Automated decision-making: towards effective remedies in a changing world?

Moderator

  • Pieter Van Cleynenbreugel

Speakers

  • Sarah Eskens
  • Hans Ingels
  • Julia Reda
  • Alexandre Biard

Organisation: Liège Competition and Innovation Institute (LCII), University of Liège

Room: Online 1

Timing: 16:00 - 17:15 on 28 January 2021

Automated decision-making is becoming increasingly popular among public administrations and private actors. In times of economic recession, having in place tools that allow for refined decisions at lower cost are more appealing than ever before. However, in those circumstances, individuals should also have access to remedies that allow to challenge, review and overturn those automated decisions.

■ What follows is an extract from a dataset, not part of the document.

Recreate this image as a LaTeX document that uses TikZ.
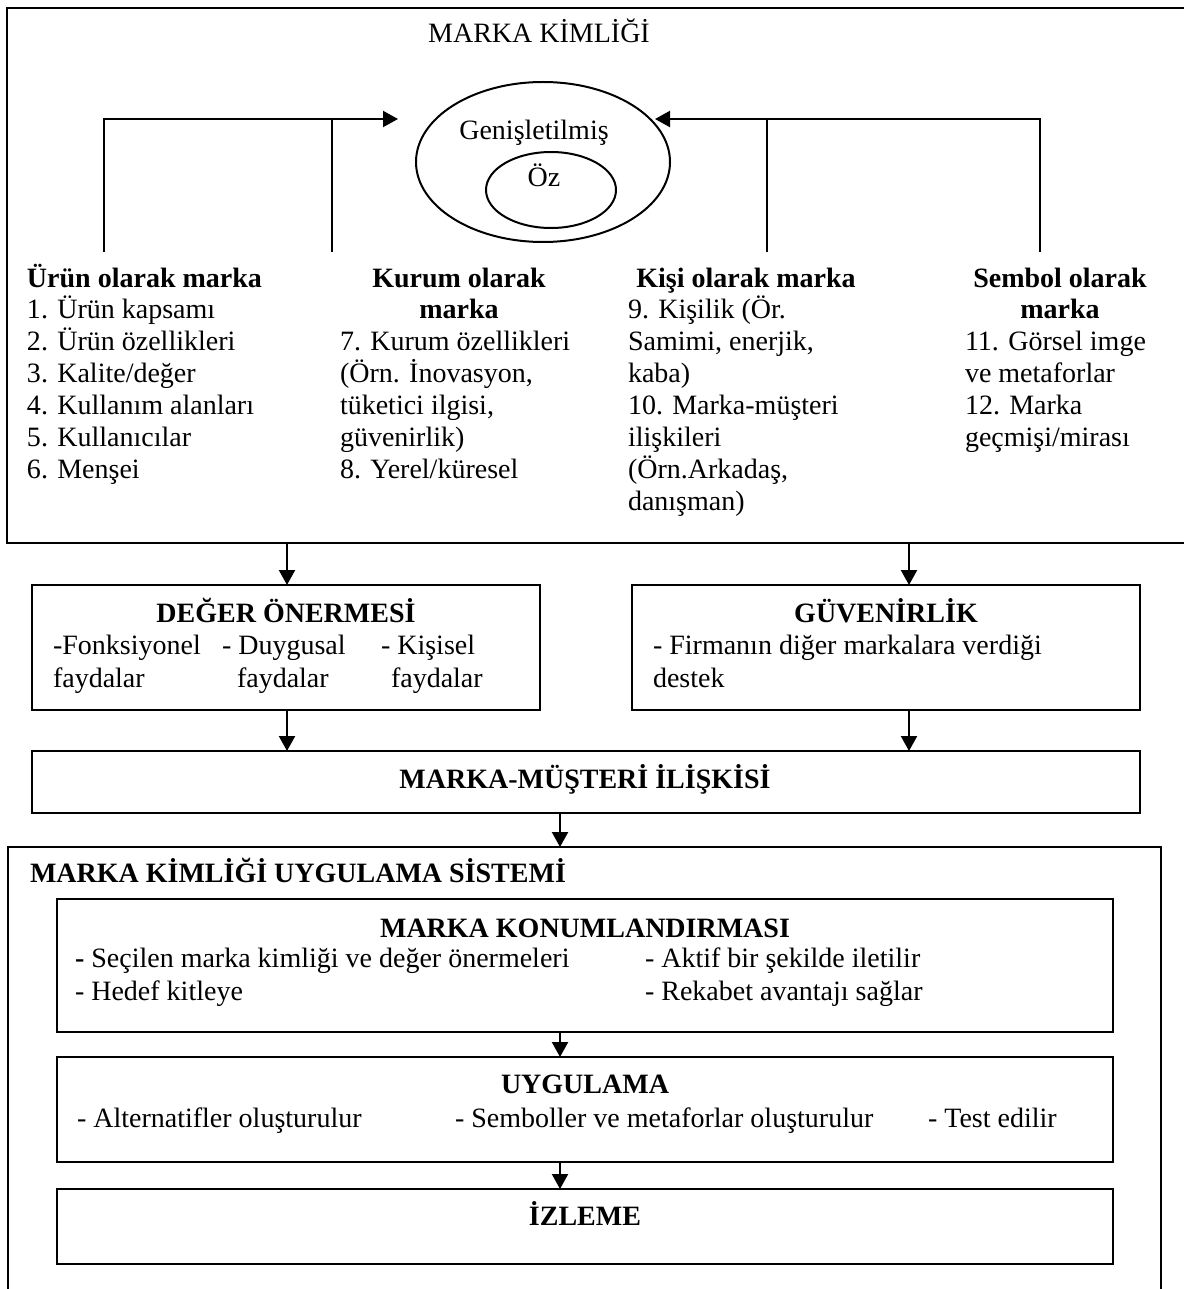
\documentclass[tikz,border=0pt]{standalone}
\usepackage{fontspec}
\setmainfont{Liberation Serif}
\usetikzlibrary{arrows.meta,shapes.geometric}
\begin{document}
\begin{tikzpicture}[x=1pt,y=-1pt,
  every node/.style={inner sep=0pt, outer sep=0pt, font=\fontsize{28}{32}\selectfont},
  line/.style={line width=2.2pt},
  arr/.style={line width=2.2pt, -{Triangle[length=15pt,width=16pt]}},
  box/.style={draw, line width=2.2pt, rectangle, inner sep=0pt},
  oval/.style={draw, line width=2pt, ellipse, inner sep=0pt},
  txt/.style={anchor=base west},
  ctr/.style={anchor=base},
  hd/.style={anchor=base, font=\fontsize{28}{32}\selectfont\bfseries},
  hdl/.style={anchor=base west, font=\fontsize{28}{32}\selectfont\bfseries}]
\useasboundingbox (0,0) rectangle (1183,1289);

% ---------- brand identity frame (open on the right) ----------
\draw[line] (1184,8) -- (7,8) -- (7,543) -- (1184,543);
\node[ctr] (title) at (539,43) {MARKA KİMLİĞİ};

% core and extended identity
\node[oval, minimum width=254pt, minimum height=160pt] (outer) at (543,162) {};
\node[oval, minimum width=130pt, minimum height=76pt] (inner) at (551,190) {};
\node[ctr] (gen) at (534,140) {Genişletilmiş};
\node[ctr] (oz) at (544,187) {Öz};

% connectors from the four perspectives
\coordinate (a1) at (104,252);
\coordinate (a2) at (332,252);
\coordinate (a3) at (767,252);
\coordinate (a4) at (1040,252);
\coordinate (lt) at (398,119);
\coordinate (rt) at (655,119);
\draw[arr] (a1) |- (lt);
\draw[line] (a2) -- (a2 |- lt);
\draw[arr] (a4) |- (rt);
\draw[line] (a3) -- (a3 |- rt);

% column 1: product
\node[hdl] (h1) at (27,287) {Ürün olarak marka};
\foreach \t [count=\i] in {{1. Ürün kapsamı},{2. Ürün özellikleri},{3. Kalite/değer},
  {4. Kullanım alanları},{5. Kullanıcılar},{6. Menşei}}
  \node[txt] (u\i) at (27,{286+32*\i}) {\t};

% column 2: organisation
\node[hd] (h2a) at (459,287) {Kurum olarak};
\node[hd] (h2b) at (459,318) {marka};
\foreach \t [count=\i] in {{7. Kurum özellikleri},{(Örn. İnovasyon,},{tüketici ilgisi,},
  {güvenirlik)},{8. Yerel/küresel}}
  \node[txt] (k\i) at (340,{318+32*\i}) {\t};

% column 3: person
\node[hd] (h3) at (746,287) {Kişi olarak marka};
\foreach \t [count=\i] in {{9. Kişilik (Ör.},{Samimi, enerjik,},{kaba)},
  {10. Marka-müşteri},{ilişkileri},{(Örn.Arkadaş,},{danışman)}}
  \node[txt] (p\i) at (628,{286+32*\i}) {\t};

% column 4: symbol
\node[hd] (h4a) at (1060,287) {Sembol olarak};
\node[hd] (h4b) at (1060,318) {marka};
\foreach \t [count=\i] in {{11. Görsel imge},{ve metaforlar},{12. Marka},{geçmişi/mirası}}
  \node[txt] (s\i) at (965,{318+32*\i}) {\t};

% ---------- value proposition and credibility ----------
\node[box, minimum width=508pt, minimum height=125pt] (deger) at (286,647.5) {};
\node[box, minimum width=508pt, minimum height=125pt] (guven) at (886,647.5) {};
\node[hd] (degt) at (286,622) {DEĞER ÖNERMESİ};
\node[txt] (d1) at (53,654) {-Fonksiyonel};
\node[txt] (d2) at (53,687) {faydalar};
\node[txt] (d3) at (222,654) {- Duygusal};
\node[txt] (d4) at (237,687) {faydalar};
\node[txt] (d5) at (381,654) {- Kişisel};
\node[txt] (d6) at (391,687) {faydalar};
\node[hd] (guvt) at (886,622) {GÜVENİRLİK};
\node[txt] (g1) at (653,654) {- Firmanın diğer markalara verdiği};
\node[txt] (g2) at (653,687) {destek};

% ---------- brand-customer relationship ----------
\node[box, minimum width=1108pt, minimum height=62pt] (mm) at (586,782) {};
\node[hd] (mmt) at (585,788) {MARKA-MÜŞTERİ İLİŞKİSİ};

\coordinate (tA) at (287,543);
\coordinate (tB) at (909,543);
\coordinate (tC) at (560,847);
\draw[arr] (tA) -- (tA |- deger.north);
\draw[arr] (tB) -- (tB |- guven.north);
\draw[arr] (deger.south -| tA) -- (mm.north -| tA);
\draw[arr] (guven.south -| tB) -- (mm.north -| tB);
\draw[arr] (mm.south -| tC) -- (tC);

% ---------- implementation system (open at the bottom) ----------
\draw[line] (8,1290) -- (8,847) -- (1161,847) -- (1161,1290);
\node[hdl] (sys) at (30,882) {MARKA KİMLİĞİ UYGULAMA SİSTEMİ};

\node[box, minimum width=1056pt, minimum height=133pt] (konum) at (585,965.5) {};
\node[hd] (kont) at (585,937) {MARKA KONUMLANDIRMASI};
\node[txt] (m1) at (75,967) {\textbf{-} Seçilen marka kimliği ve değer önermeleri};
\node[txt] (m2) at (75,1000) {- Hedef kitleye};
\node[txt] (m3) at (645,967) {- Aktif bir şekilde iletilir};
\node[txt] (m4) at (645,1000) {- Rekabet avantajı sağlar};

\node[box, minimum width=1056pt, minimum height=105pt] (uyg) at (585,1109.5) {};
\node[hd] (uygt) at (585,1093) {UYGULAMA};
\node[txt] (y1) at (77,1127) {- Alternatifler oluşturulur};
\node[txt] (y2) at (455,1127) {- Semboller ve metaforlar oluşturulur};
\node[txt] (y3) at (928,1127) {- Test edilir};

\node[box, minimum width=1056pt, minimum height=75pt] (izl) at (585,1226.5) {};
\node[hd] (izlt) at (585,1225) {İZLEME};

\draw[arr] (konum.south -| tC) -- (uyg.north -| tC);
\draw[arr] (uyg.south -| tC) -- (izl.north -| tC);
\end{tikzpicture}
\end{document}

At EU level, particular administrative or private remedial structures have been or are being created in data protection, mutual recognition and copyright in that regard.

The purpose of this panel is to assess the relationship between those new (proposed) sector-specific structures and the fundamental right to an effective remedy.

• Is the right not to be subject to automated decision-making in Art. 22 GDPR sufficient to ensure fundamental rights protection?
• Beyond the GDPR, does automated decision-making require the introduction of new or modified remedies under EU law?
• Could the EU develop a more streamlined remedial approach instead of a sector-specific one?
• Should the non-contractual liability remedy be modified in light of automated decision-making risks?

Moderator

Pieter Van Cleynenbreugel

LCII-University of Liège (BE)

Pieter Van Cleynenbreugel is professor of European Union law and directeur of the Liège Competition and Innovation Institute, University of Liège, Belgium. He obtained his LLB, LLM and PhD in law from KU Leuven and an additional LLM from Harvard Law School. His current research focuses on the regulation of Artificial intelligence at the EU level, EU administrative law and EU internal market law.

Speakers

Sarah Eskens

University of Amsterdam (NL)

Sarah Eskens is a lecturer at the Vrije Universiteit Amsterdam. She wrote her doctoral research at the Institute for Information Law, University of Amsterdam, on the regulation of news personalization from a fundamental rights perspective. Sarah's research and teaching broadly concern privacy, data protection, and media law. Her current research focuses on the regulation of contact tracing apps in EU Member States.

Hans Ingels

European Commission (EU)

Hans Ingels is the Head of the Free Movement of Goods Unit in the European Commission's DG for Internal Market, Industry, Entrepreneurship and SMEs. The Unit is also responsible for market surveillance and mutual recognition for goods. Hans Ingels obtained a Law Degree (KULeuven – Belgium), a Degree in Notarial Studies (KULeuven - Belgium), a Postgraduate in Company Law (KUBrussel Belgium) and a Master Degree in European and International Law (VUBrussel – Belgium). He joined the European Commission in 1995 and spent most of his career on files related to the single market for products.

Julia Reda

GFF Society for Civil Rights (DE)

Alexandre Biard

BEUC (BE)

Alexandre Biard is a senior legal officer at BEUC - the European Consumer Organisation and an affiliated academic researcher and lecturer at Erasmus University Rotterdam.